Typically, the total interest paid on a reducing rate loan is lower compared to a flat rate loan due to the decreasing principal.

Example Calculation:

  • First Year Interest: $1,000
  • Assuming equal annual principal repayment, in the second year, the interest would be calculated on the remaining principal, and so forth.
  • The total interest over 3 years will be less than $3,000.

Key Differences

  1. Interest Calculation:
    • Flat Rate: Interest is calculated on the original loan amount throughout the tenure.
    • Reducing Rate: Interest is calculated on the outstanding loan balance, which reduces as repayments are made.
  2. Total Interest Paid:
    • Flat Rate: Generally higher total interest compared to reducing rate.
    • Reducing Rate: Lower total interest due to decreasing principal.
  3. Repayment Amount:
    • Flat Rate: Equal installments, as interest and principal remain constant.
    • Reducing Rate: Decreasing installments, as interest decreases with principal repayment.

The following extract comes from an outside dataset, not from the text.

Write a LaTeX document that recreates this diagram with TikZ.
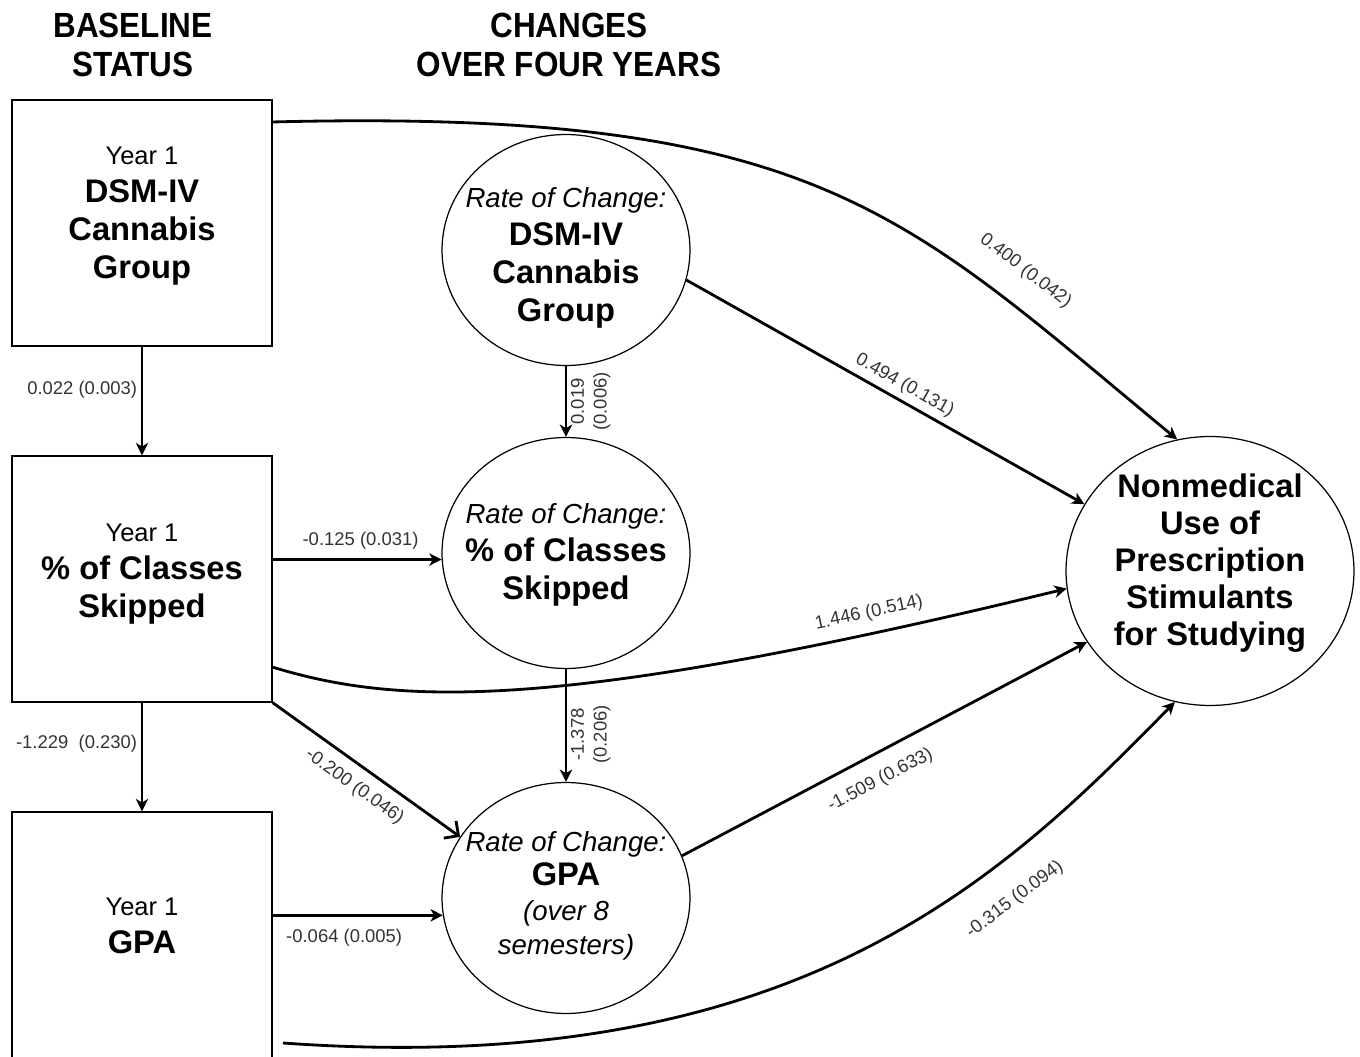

Which One Should You Choose?

The choice between flat and reducing rate of interest depends on your financial situation and goals.

  • Flat Rate: Easier to understand and calculate, but usually more expensive in the long run. Suitable for those who prefer simplicity and fixed monthly payments.
  • Reducing Rate: More cost-effective as you end up paying less interest. Ideal for those looking to minimize interest expenses over the loan tenure.